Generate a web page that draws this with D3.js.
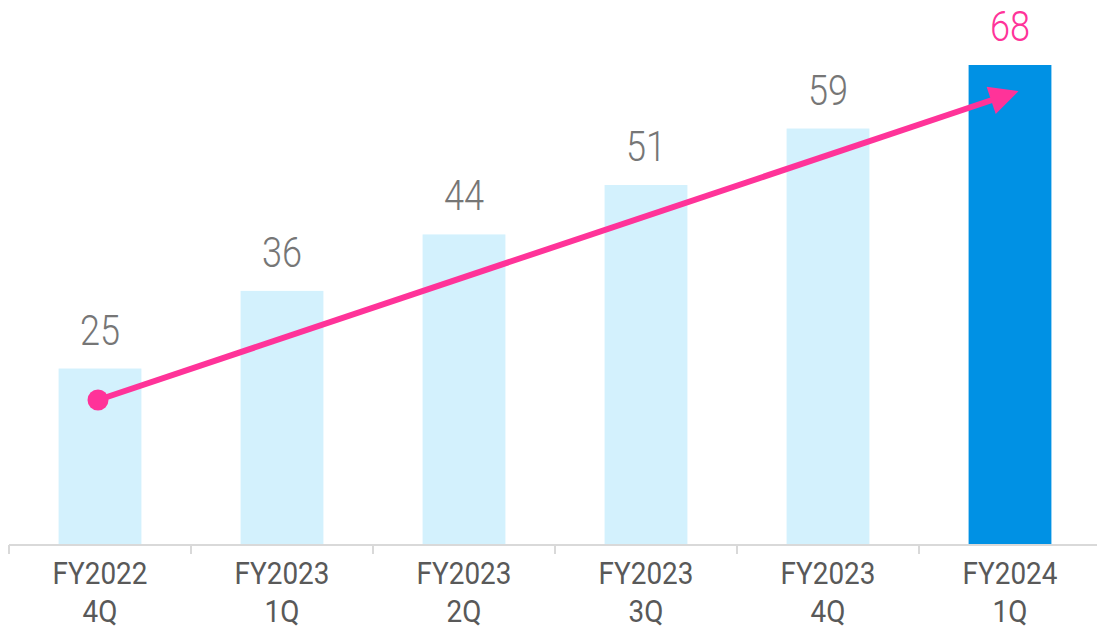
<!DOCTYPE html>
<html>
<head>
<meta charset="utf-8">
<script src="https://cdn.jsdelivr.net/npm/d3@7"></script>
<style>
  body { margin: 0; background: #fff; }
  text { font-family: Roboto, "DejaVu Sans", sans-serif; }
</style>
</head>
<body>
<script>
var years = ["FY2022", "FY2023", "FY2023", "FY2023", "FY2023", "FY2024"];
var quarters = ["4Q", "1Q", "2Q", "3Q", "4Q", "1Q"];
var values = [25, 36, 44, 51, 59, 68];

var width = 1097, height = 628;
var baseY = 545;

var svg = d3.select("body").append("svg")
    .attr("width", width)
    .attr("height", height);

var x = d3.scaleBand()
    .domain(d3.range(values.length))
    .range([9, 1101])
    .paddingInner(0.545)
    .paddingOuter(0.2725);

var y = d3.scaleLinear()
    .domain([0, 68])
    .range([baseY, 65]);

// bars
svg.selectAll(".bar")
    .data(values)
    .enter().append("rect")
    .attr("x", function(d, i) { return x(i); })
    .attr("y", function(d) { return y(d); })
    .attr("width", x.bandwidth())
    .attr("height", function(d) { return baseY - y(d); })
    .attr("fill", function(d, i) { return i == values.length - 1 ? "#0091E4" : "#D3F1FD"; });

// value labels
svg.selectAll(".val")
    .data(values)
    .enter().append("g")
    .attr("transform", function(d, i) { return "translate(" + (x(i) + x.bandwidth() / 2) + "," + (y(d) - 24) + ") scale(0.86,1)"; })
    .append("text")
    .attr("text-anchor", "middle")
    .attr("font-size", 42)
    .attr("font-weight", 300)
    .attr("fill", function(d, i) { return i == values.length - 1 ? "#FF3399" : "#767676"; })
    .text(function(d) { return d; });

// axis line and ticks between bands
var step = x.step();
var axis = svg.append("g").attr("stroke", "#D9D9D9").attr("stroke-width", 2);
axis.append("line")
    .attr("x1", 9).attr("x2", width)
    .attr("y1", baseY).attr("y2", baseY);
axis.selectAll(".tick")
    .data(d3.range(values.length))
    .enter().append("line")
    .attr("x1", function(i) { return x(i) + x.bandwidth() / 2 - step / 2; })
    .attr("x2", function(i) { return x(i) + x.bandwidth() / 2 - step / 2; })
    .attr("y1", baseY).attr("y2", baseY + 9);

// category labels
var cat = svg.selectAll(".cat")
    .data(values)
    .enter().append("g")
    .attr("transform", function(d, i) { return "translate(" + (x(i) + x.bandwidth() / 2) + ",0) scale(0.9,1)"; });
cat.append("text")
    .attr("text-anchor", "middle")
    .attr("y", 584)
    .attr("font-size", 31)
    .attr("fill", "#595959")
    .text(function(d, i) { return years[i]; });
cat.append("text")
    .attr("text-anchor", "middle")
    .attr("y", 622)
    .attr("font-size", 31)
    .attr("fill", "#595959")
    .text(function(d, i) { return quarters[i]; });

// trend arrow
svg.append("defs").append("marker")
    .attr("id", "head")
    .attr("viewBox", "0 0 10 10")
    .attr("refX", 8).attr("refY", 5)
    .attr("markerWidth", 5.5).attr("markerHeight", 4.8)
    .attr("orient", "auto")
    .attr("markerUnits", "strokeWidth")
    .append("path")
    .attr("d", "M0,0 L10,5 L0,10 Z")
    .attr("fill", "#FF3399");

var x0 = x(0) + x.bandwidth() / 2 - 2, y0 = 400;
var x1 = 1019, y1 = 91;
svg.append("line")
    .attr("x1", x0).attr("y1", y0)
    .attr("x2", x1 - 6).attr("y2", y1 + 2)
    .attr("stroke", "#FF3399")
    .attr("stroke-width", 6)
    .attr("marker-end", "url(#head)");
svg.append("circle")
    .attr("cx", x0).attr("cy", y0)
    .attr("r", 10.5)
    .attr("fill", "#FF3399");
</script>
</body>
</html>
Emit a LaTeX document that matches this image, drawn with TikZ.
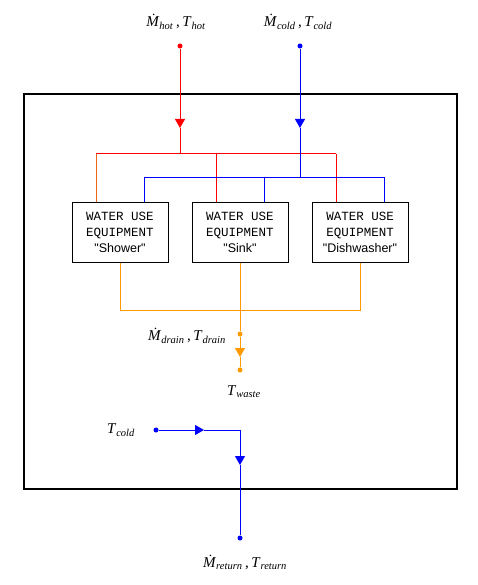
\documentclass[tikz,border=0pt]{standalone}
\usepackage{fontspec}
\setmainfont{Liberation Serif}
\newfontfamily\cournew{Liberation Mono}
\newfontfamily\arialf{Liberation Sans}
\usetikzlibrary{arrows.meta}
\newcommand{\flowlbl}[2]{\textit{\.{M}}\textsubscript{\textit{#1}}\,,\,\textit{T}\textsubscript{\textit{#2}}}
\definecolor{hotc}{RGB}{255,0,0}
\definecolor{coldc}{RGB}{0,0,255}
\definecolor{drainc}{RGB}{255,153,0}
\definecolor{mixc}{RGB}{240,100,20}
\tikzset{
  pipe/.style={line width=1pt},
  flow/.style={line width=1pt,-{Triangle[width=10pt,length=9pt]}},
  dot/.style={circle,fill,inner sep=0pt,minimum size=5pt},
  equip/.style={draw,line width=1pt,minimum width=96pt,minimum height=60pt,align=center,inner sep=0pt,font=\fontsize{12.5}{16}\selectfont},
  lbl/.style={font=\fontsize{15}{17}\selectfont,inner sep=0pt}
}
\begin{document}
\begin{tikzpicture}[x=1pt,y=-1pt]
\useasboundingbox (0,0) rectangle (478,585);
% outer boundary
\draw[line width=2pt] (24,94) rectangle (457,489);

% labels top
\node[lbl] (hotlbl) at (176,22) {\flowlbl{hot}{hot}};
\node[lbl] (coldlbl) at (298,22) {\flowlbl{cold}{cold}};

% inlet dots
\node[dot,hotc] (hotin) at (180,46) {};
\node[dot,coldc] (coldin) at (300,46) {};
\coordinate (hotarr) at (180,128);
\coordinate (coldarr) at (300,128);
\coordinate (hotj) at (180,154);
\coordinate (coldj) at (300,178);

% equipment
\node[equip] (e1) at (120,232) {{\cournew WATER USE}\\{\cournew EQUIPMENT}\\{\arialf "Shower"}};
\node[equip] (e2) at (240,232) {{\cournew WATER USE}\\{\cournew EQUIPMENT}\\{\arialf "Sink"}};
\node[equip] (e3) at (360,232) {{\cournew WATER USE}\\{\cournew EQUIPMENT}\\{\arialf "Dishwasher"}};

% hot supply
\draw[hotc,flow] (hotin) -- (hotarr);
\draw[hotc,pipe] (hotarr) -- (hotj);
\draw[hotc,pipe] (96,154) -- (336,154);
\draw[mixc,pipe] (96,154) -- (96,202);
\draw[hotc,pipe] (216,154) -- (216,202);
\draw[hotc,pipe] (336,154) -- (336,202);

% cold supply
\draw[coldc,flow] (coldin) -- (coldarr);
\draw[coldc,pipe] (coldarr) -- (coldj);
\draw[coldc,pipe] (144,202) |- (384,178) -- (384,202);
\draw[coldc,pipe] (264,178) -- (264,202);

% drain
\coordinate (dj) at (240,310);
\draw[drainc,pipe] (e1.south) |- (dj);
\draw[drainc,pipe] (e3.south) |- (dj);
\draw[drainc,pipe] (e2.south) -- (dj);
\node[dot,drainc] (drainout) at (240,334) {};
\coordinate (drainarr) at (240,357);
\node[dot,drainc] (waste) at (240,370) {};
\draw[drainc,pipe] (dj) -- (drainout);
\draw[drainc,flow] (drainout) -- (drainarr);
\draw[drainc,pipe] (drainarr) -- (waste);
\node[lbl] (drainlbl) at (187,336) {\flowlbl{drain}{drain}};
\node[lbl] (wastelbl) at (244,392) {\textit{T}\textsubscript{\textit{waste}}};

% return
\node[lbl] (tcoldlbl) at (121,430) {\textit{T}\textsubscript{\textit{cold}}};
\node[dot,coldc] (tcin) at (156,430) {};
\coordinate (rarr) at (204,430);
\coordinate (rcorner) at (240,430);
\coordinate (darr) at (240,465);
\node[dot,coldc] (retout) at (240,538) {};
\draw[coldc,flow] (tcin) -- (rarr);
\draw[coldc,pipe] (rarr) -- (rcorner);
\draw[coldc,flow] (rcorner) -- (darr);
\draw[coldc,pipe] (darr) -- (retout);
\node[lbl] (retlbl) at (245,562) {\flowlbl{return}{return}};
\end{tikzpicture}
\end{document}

[DO THIS]: Starting at the line with "Emit a LaTeX" and ending at the line with "(336,154) -- (336,202);", copy each line exactly, both ends included. Do not copy the pictures.

[ANSWER TO THIS EXERCISE]:
Emit a LaTeX document that matches this image, drawn with TikZ.
\documentclass[tikz,border=0pt]{standalone}
\usepackage{fontspec}
\setmainfont{Liberation Serif}
\newfontfamily\cournew{Liberation Mono}
\newfontfamily\arialf{Liberation Sans}
\usetikzlibrary{arrows.meta}
\newcommand{\flowlbl}[2]{\textit{\.{M}}\textsubscript{\textit{#1}}\,,\,\textit{T}\textsubscript{\textit{#2}}}
\definecolor{hotc}{RGB}{255,0,0}
\definecolor{coldc}{RGB}{0,0,255}
\definecolor{drainc}{RGB}{255,153,0}
\definecolor{mixc}{RGB}{240,100,20}
\tikzset{
  pipe/.style={line width=1pt},
  flow/.style={line width=1pt,-{Triangle[width=10pt,length=9pt]}},
  dot/.style={circle,fill,inner sep=0pt,minimum size=5pt},
  equip/.style={draw,line width=1pt,minimum width=96pt,minimum height=60pt,align=center,inner sep=0pt,font=\fontsize{12.5}{16}\selectfont},
  lbl/.style={font=\fontsize{15}{17}\selectfont,inner sep=0pt}
}
\begin{document}
\begin{tikzpicture}[x=1pt,y=-1pt]
\useasboundingbox (0,0) rectangle (478,585);
% outer boundary
\draw[line width=2pt] (24,94) rectangle (457,489);

% labels top
\node[lbl] (hotlbl) at (176,22) {\flowlbl{hot}{hot}};
\node[lbl] (coldlbl) at (298,22) {\flowlbl{cold}{cold}};

% inlet dots
\node[dot,hotc] (hotin) at (180,46) {};
\node[dot,coldc] (coldin) at (300,46) {};
\coordinate (hotarr) at (180,128);
\coordinate (coldarr) at (300,128);
\coordinate (hotj) at (180,154);
\coordinate (coldj) at (300,178);

% equipment
\node[equip] (e1) at (120,232) {{\cournew WATER USE}\\{\cournew EQUIPMENT}\\{\arialf "Shower"}};
\node[equip] (e2) at (240,232) {{\cournew WATER USE}\\{\cournew EQUIPMENT}\\{\arialf "Sink"}};
\node[equip] (e3) at (360,232) {{\cournew WATER USE}\\{\cournew EQUIPMENT}\\{\arialf "Dishwasher"}};

% hot supply
\draw[hotc,flow] (hotin) -- (hotarr);
\draw[hotc,pipe] (hotarr) -- (hotj);
\draw[hotc,pipe] (96,154) -- (336,154);
\draw[mixc,pipe] (96,154) -- (96,202);
\draw[hotc,pipe] (216,154) -- (216,202);
\draw[hotc,pipe] (336,154) -- (336,202);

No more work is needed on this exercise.